BACKGROUND: Magnitude-squared coherence (MSCOH) is an electroencephalography (EEG) measure of functional connectivity. MSCOH has been widely applied to investigate pathological changes in patients with Alzheimer's disease (AD). However, significant heterogeneity exists between the studies using MSOCH.
OBJECTIVE: We systematically reviewed the literature on MSCOH changes in AD as compared to healthy controls to investigate the clinical utility of MSCOH as a marker of AD.
METHODS: We searched PubMed, Embase, and Scopus to identify studies reporting EEG MSCOH used in patients with AD. The identified studies were independently screened by two researchers and the data was extracted, which included cognitive scores, preprocessing steps, and changes in MSCOH across frequency bands.

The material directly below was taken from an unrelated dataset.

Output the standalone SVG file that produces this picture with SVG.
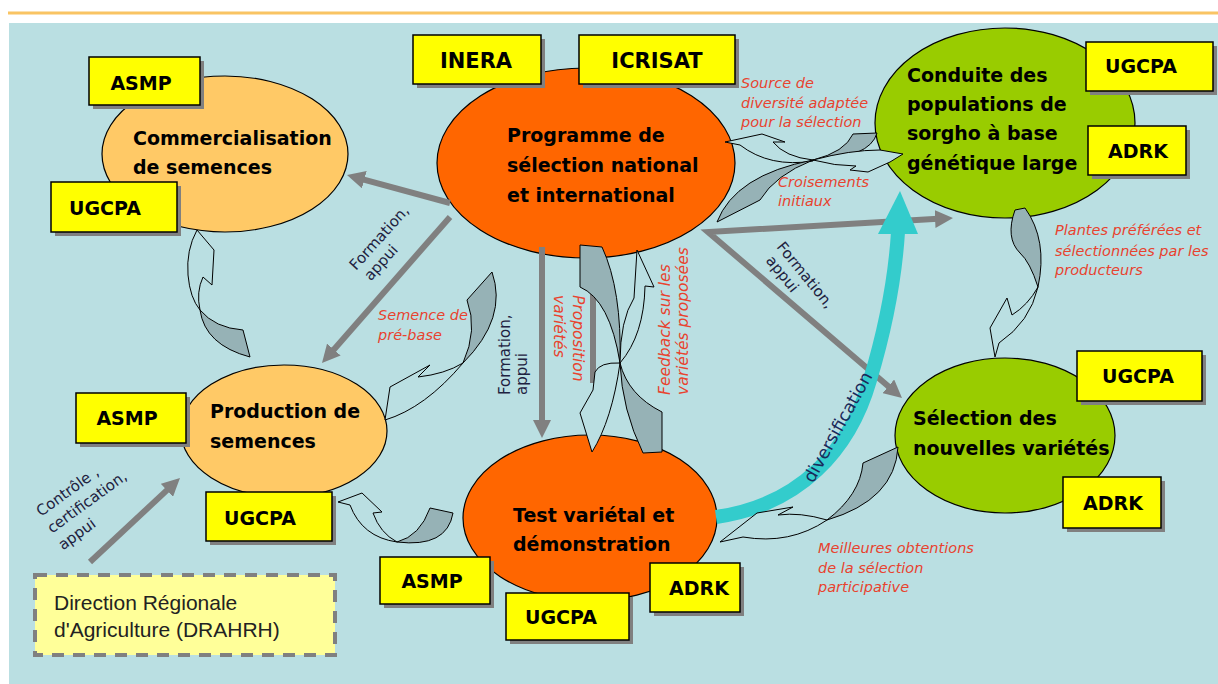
<svg xmlns="http://www.w3.org/2000/svg" width="1218" height="684" viewBox="0 0 1218 684">
<defs>
<style>
.bg{fill:#BADFE2}
.ell{stroke:#000;stroke-width:1.2}
.lo{fill:#FFC966}
.or{fill:#FF6600}
.gr{fill:#99CC00}
.nl{font-family:"DejaVu Sans",sans-serif;font-weight:bold;font-size:19px;fill:#000}
.box{fill:#FFFF00;stroke:#000;stroke-width:1.5}
.sh{fill:#808080}
.bl{font-family:"DejaVu Sans",sans-serif;font-weight:bold;font-size:19px;fill:#000;text-anchor:middle}
.red{font-family:"DejaVu Sans",sans-serif;font-style:italic;font-size:14.5px;fill:#E8432F}
.dk{font-family:"DejaVu Sans",sans-serif;font-size:15px;fill:#1E2240}
.conn{fill:none;stroke:#808080;stroke-width:6;stroke-miterlimit:10}
.cl{fill:#BADFE2;stroke:#000;stroke-width:1;stroke-linejoin:round}
.cd{fill:#96B2B6;stroke:#000;stroke-width:1;stroke-linejoin:round}
.dra{font-family:"Liberation Sans",Arial,sans-serif;font-size:21px;fill:#222}
</style>
<marker id="ah" viewBox="0 0 10 10" refX="4" refY="5" markerWidth="3" markerHeight="3" orient="auto-start-reverse" markerUnits="strokeWidth">
<path d="M0,0 L10,5 L0,10 Z" fill="#808080"/>
</marker>
</defs>

<rect x="0" y="0" width="1218" height="684" fill="#FFFFFF"/>
<line x1="8" y1="13" x2="1218" y2="13" stroke="#F9C463" stroke-width="3"/>
<rect class="bg" x="9" y="23" width="1209" height="661"/>

<!-- ellipse nodes -->
<g id="n-commercialisation">
<ellipse class="ell lo" cx="225" cy="154" rx="123" ry="78"/>
<text class="nl" x="133" y="145">Commercialisation</text>
<text class="nl" x="133" y="174">de semences</text>
</g>
<g id="n-programme">
<ellipse class="ell or" cx="586" cy="163" rx="149" ry="95"/>
<text class="nl" x="507" y="142">Programme de</text>
<text class="nl" x="507" y="172">sélection national</text>
<text class="nl" x="507" y="202">et international</text>
</g>
<g id="n-conduite">
<ellipse class="ell gr" cx="1005" cy="123" rx="130" ry="95"/>
<text class="nl" x="907" y="82">Conduite des</text>
<text class="nl" x="907" y="111">populations de</text>
<text class="nl" x="907" y="140">sorgho à base</text>
<text class="nl" x="907" y="170">génétique large</text>
</g>
<g id="n-production">
<ellipse class="ell lo" cx="284" cy="431" rx="103" ry="66"/>
<text class="nl" x="210" y="418">Production de</text>
<text class="nl" x="210" y="448">semences</text>
</g>
<g id="n-test">
<ellipse class="ell or" cx="590" cy="518" rx="127" ry="83"/>
<text class="nl" x="513" y="522">Test variétal et</text>
<text class="nl" x="513" y="551">démonstration</text>
</g>
<g id="n-selection">
<ellipse class="ell gr" cx="1005" cy="435.5" rx="110" ry="77.5"/>
<text class="nl" x="913" y="425">Sélection des</text>
<text class="nl" x="913" y="455">nouvelles variétés</text>
</g>

<!-- connectors -->
<g id="connectors">
<line class="conn" x1="593" y1="258" x2="593" y2="383"/>
<path class="conn" d="M450,203 L357.4,177.8" marker-end="url(#ah)"/>
<path class="conn" d="M450,217 L329.1,354.9" marker-end="url(#ah)"/>
<path class="conn" d="M542,247 L542,427.2" marker-end="url(#ah)"/>
<path class="conn" d="M942.2,218.6 L708,232 L893.8,391" marker-start="url(#ah)" marker-end="url(#ah)"/>
<path class="conn" d="M90,562 L172.1,485.4" marker-end="url(#ah)"/>

<path d="M716,517 C800,505 850,450 870,380 C885,330 895,280 898,232" fill="none" stroke="#33CCCC" stroke-width="14"/>
<polygon points="878,234 918,234 900,191" fill="#33CCCC"/>

<!-- curved block arrows -->
<path class="cl" d="M200,310 Q196,292 203,277 L212,285 L214,250 L197,230 Q186,250 188,275 Q190,298 200,310 Z"/>
<path class="cd" d="M200,310 Q205,345 250,357 L243,330 Q215,328 200,310 Z"/>

<path class="cl" d="M463,363 Q445,374 418,377 L430,365 L390,387 L385,420 Q425,408 463,363 Z"/>
<path class="cd" d="M467,300 L492,272 Q508,318 463,363 Q478,330 467,300 Z"/>

<path class="cl" d="M397,542 Q362,537 350,505 L338,502 L362,493 L382,512 L373,513 Q380,533 397,542 Z"/>
<path class="cd" d="M397,542 Q420,536 430,508 L453,513 Q447,548 397,542 Z"/>

<path class="cl" d="M827,520 Q800,512 778,515 L793,507 L757,513 L720,542 L743,537 Q790,545 827,520 Z"/>
<path class="cd" d="M827,520 Q860,495 863,463 L898,447 Q895,500 827,520 Z"/>

<path class="cl" d="M1038,287 Q1028,305 1012,315 L1007,298 L990,328 L995,357 L999,343 Q1030,322 1038,287 Z"/>
<path class="cd" d="M1015,210 L1025,208 Q1048,240 1038,287 Q1030,262 1020,253 Q1005,238 1015,210 Z"/>

<path class="cl" d="M813,160 Q785,157 773,142 L785,142 L762,134 L725,142 L740,145 Q770,168 813,161 Z"/>
<path class="cd" d="M813,160 Q845,152 853,134 L877,133 Q870,158 813,160 Z"/>
<path class="cl" d="M813,160 Q850,150 880,150 L903,154 L890,162 L868,172 L850,170 L856,166 Q835,166 813,160 Z"/>
<path class="cd" d="M813,160 Q735,175 717,222 L760,200 Q775,175 813,160 Z"/>

<path class="cd" d="M580,245 L602,247 Q622,290 620,363 Q610,300 580,287 Z"/>
<path class="cl" d="M620,363 Q600,362 595,372 L593,390 L580,413 L592,452 Q612,420 620,363 Z"/>
<path class="cl" d="M620,363 Q620,320 634,298 L637,250 L654,287 L645,286 Q644,335 620,363 Z"/>
<path class="cd" d="M620,363 Q628,395 662,412 L662,452 L643,453 Q622,410 620,363 Z"/>

<!-- connector labels -->
<text class="dk" transform="translate(356,271) rotate(-48)"><tspan x="0" y="0">Formation,</tspan><tspan x="2" y="18">appui</tspan></text>
<text class="dk" transform="translate(510,395) rotate(-90)"><tspan x="0" y="0">Formation,</tspan><tspan x="0" y="17">appui</tspan></text>
<text class="dk" transform="translate(776,247) rotate(51)"><tspan x="0" y="0">Formation,</tspan><tspan x="4" y="17">appui</tspan></text>
<text class="dk" transform="translate(41,517) rotate(-36)"><tspan x="0" y="0">Contrôle ,</tspan><tspan x="-1" y="20">certification,</tspan><tspan x="-2" y="40">appui</tspan></text>
<text class="dk" style="font-size:17.5px;fill:#1A2A5A" text-anchor="middle" transform="translate(843,430) rotate(-61)">diversification</text>

<text class="red"><tspan x="741" y="88">Source de</tspan><tspan x="741" y="108">diversité adaptée</tspan><tspan x="741" y="127">pour la sélection</tspan></text>
<text class="red"><tspan x="778" y="187">Croisements</tspan><tspan x="778" y="206">initiaux</tspan></text>
<text class="red"><tspan x="1055" y="235">Plantes préférées et</tspan><tspan x="1055" y="256">sélectionnées par les</tspan><tspan x="1055" y="275">producteurs</tspan></text>
<text class="red"><tspan x="378" y="320">Semence de</tspan><tspan x="378" y="340">pré-base</tspan></text>
<text class="red"><tspan x="818" y="553">Meilleures obtentions</tspan><tspan x="818" y="573">de la sélection</tspan><tspan x="818" y="592">participative</tspan></text>
<text class="red" style="font-size:15.5px" transform="translate(573,295) rotate(90)"><tspan x="0" y="0">Proposition</tspan><tspan x="0" y="19">variétés</tspan></text>
<text class="red" style="font-size:15.5px" transform="translate(670,395) rotate(-90)"><tspan x="0" y="0">Feedback sur les</tspan><tspan x="0" y="18">variétés proposées</tspan></text>
</g>

<!-- box nodes -->
<g id="b-asmp1"><rect class="sh" x="93" y="61" width="111" height="48"/><rect class="box" x="89" y="57" width="111" height="48"/><text class="bl" x="141" y="90">ASMP</text></g>
<g id="b-ugcpa1"><rect class="sh" x="55" y="186" width="126" height="50"/><rect class="box" x="51" y="182" width="126" height="50"/><text class="bl" x="105" y="215">UGCPA</text></g>
<g id="b-inera"><rect class="sh" x="417" y="39" width="128" height="49"/><rect class="box" x="413" y="35" width="128" height="49"/><text class="bl" style="font-size:21px" x="476" y="68">INERA</text></g>
<g id="b-icrisat"><rect class="sh" x="583" y="39" width="156" height="49"/><rect class="box" x="579" y="35" width="156" height="49"/><text class="bl" style="font-size:21px" x="657" y="68">ICRISAT</text></g>
<g id="b-ugcpa2"><rect class="sh" x="1090" y="46" width="127" height="49"/><rect class="box" x="1086" y="42" width="127" height="49"/><text class="bl" x="1141" y="73">UGCPA</text></g>
<g id="b-adrk1"><rect class="sh" x="1092" y="130" width="98" height="49"/><rect class="box" x="1088" y="126" width="98" height="49"/><text class="bl" x="1138" y="158">ADRK</text></g>
<g id="b-asmp2"><rect class="sh" x="80" y="397" width="110" height="50"/><rect class="box" x="76" y="393" width="110" height="50"/><text class="bl" x="127" y="425">ASMP</text></g>
<g id="b-ugcpa3"><rect class="sh" x="210" y="496" width="126" height="49"/><rect class="box" x="206" y="492" width="126" height="49"/><text class="bl" x="260" y="525">UGCPA</text></g>
<g id="b-asmp3"><rect class="sh" x="384" y="561" width="110" height="47"/><rect class="box" x="380" y="557" width="110" height="47"/><text class="bl" x="432" y="588">ASMP</text></g>
<g id="b-ugcpa4"><rect class="sh" x="510" y="597" width="123" height="47"/><rect class="box" x="506" y="593" width="123" height="47"/><text class="bl" x="561" y="624">UGCPA</text></g>
<g id="b-adrk2"><rect class="sh" x="654" y="567" width="90" height="49"/><rect class="box" x="650" y="563" width="90" height="49"/><text class="bl" x="699" y="595">ADRK</text></g>
<g id="b-ugcpa5"><rect class="sh" x="1081" y="355" width="125" height="50"/><rect class="box" x="1077" y="351" width="125" height="50"/><text class="bl" x="1138" y="383">UGCPA</text></g>
<g id="b-adrk3"><rect class="sh" x="1067" y="481" width="98" height="51"/><rect class="box" x="1063" y="477" width="98" height="51"/><text class="bl" x="1113" y="510">ADRK</text></g>

<g id="n-drahrh">
<rect x="35" y="575" width="300" height="80" fill="#FFFF99" stroke="#808080" stroke-width="4" stroke-dasharray="12 9"/>
<text class="dra" x="54" y="610">Direction Régionale</text>
<text class="dra" x="54" y="637">d'Agriculture (DRAHRH)</text>
</g>
</svg>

RESULTS: A total of 35 studies investigating changes in MSCOH in patients with AD were included in the review. Alpha coherence was significantly decreased in patients with AD in 24 out of 34 studies. Differences in other frequency bands were less consistent. Some studies showed that MSCOH may serve as a diagnostic marker of AD.
CONCLUSION: Reduced alpha MSCOH is present in patients with AD and MSCOH may serve as a diagnostic marker. However, studies validating MSCOH as a diagnostic marker are needed.